At Learn Amp, our data architecture is designed to maximise both performance and flexibility by utilising a combination of a data warehouse and a data lake.

  • Data Warehouse: Ideal for structured, high-performance reporting and business intelligence.

  • Data Lake: Perfect for flexible, large-scale data analysis and advanced analytics like machine learning.

BI tool diagram (1).png

How Our Setup Works

  • Data Warehouse (Redshift): We begin by loading data from our database into temporary tables within Redshift. Here, we transform and organise the data into a structured Redshift Schema - our “Data Warehouse”. This structured format ensures high data quality and performance, making it easy for BI tools to generate reliable insights and support decision-making.

  • Data Lake (S3 with Apache Parquet): Once the data is organised in Redshift, we export it into an S3 bucket in Apache Parquet file format, which forms our “Data Lake.” Unlike raw data lakes, our files retain a semi-structured format per table, offering both flexibility and organisation. This setup allows data scientists and teams to leverage raw data for advanced analytics, such as machine learning or custom data projects.

The Benefits of Our Hybrid Approach

  1. Optimised for Business Intelligence: Our data warehouse delivers high-quality, structured data, ready for seamless integration with BI tools. This makes it easy to perform fast, accurate analysis for reporting and strategic insights.

  2. Flexible Advanced Analytics: By exporting data into a data lake, we offer the flexibility to work with data in its nearly raw form. This supports diverse use cases, from machine learning to exploratory analysis, without sacrificing organisation.
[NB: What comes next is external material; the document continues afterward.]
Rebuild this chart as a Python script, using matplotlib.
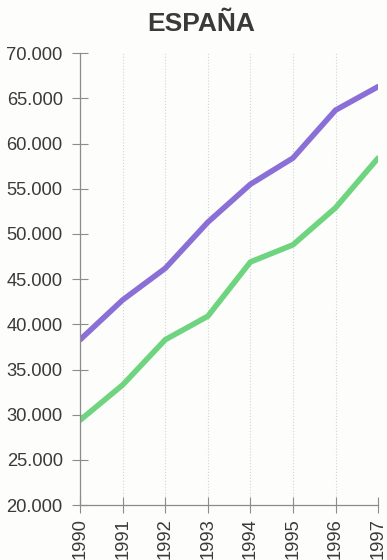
import matplotlib.pyplot as plt
from matplotlib.ticker import FuncFormatter

years = [1990, 1991, 1992, 1993, 1994, 1995, 1996, 1997]
serie_morada = [38300, 42700, 46200, 51300, 55500, 58400, 63700, 66300]
serie_verde = [29400, 33300, 38300, 40900, 46900, 48800, 52900, 58400]
y_ticks = [20000, 25000, 30000, 35000, 40000, 45000, 50000, 55000, 60000, 65000, 70000]

plt.rcParams['font.family'] = ['Liberation Sans', 'DejaVu Sans']

fig = plt.figure(figsize=(3.87, 5.6), dpi=100)
fig.patch.set_facecolor('#fdfdfb')
ax = fig.add_axes([0.207, 0.098, 0.77, 0.807])
ax.set_facecolor('#fdfdfb')

ax.plot(years, serie_morada, color='#8a6fd6', linewidth=4, solid_joinstyle='round', solid_capstyle='round')
ax.plot(years, serie_verde, color='#6fd47f', linewidth=4, solid_joinstyle='round', solid_capstyle='round')

ax.set_xlim(1990, 1997)
ax.set_ylim(20000, 70000)
ax.set_xticks(years)
ax.set_xticklabels([str(y) for y in years], rotation=90)
ax.set_yticks(y_ticks)
ax.yaxis.set_major_formatter(FuncFormatter(lambda v, p: f'{int(v):,}'.replace(',', '.')))

ax.xaxis.grid(True, linestyle=':', color='#d4d4d4', linewidth=0.8)
for s in ['top', 'right']:
    ax.spines[s].set_visible(False)
for s in ['left', 'bottom']:
    ax.spines[s].set_color('#8c8c8c')
    ax.spines[s].set_linewidth(0.9)
ax.tick_params(direction='inout', length=11, color='#8c8c8c', labelsize=13.2, labelcolor='#3a3a3a')
ax.tick_params(axis='y', pad=7)
ax.tick_params(axis='x', pad=4)

fig.suptitle('ESPAÑA', x=0.52, y=0.978, fontsize=19, fontweight='bold', color='#3a3a3a')

fig.savefig('out.png', dpi=100, facecolor=fig.get_facecolor())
  3. Flexible Data Accessibility: With secure access to both the data warehouse and the data lake, you can use the right data source for your needs, whether it’s structured reporting or exploratory data science.

Secure Access and Convenience

  • Data Warehouse Access: You’ll receive credentials and access details for our Redshift schema. We implement strict security measures, requiring you to provide specific IP addresses, which we will whitelist to ensure only authorised users can access our data warehouse.

  • Data Lake Access: For the data lake, we give you access to download Parquet files from our AWS S3 bucket. This setup allows your team to integrate data with your existing systems securely.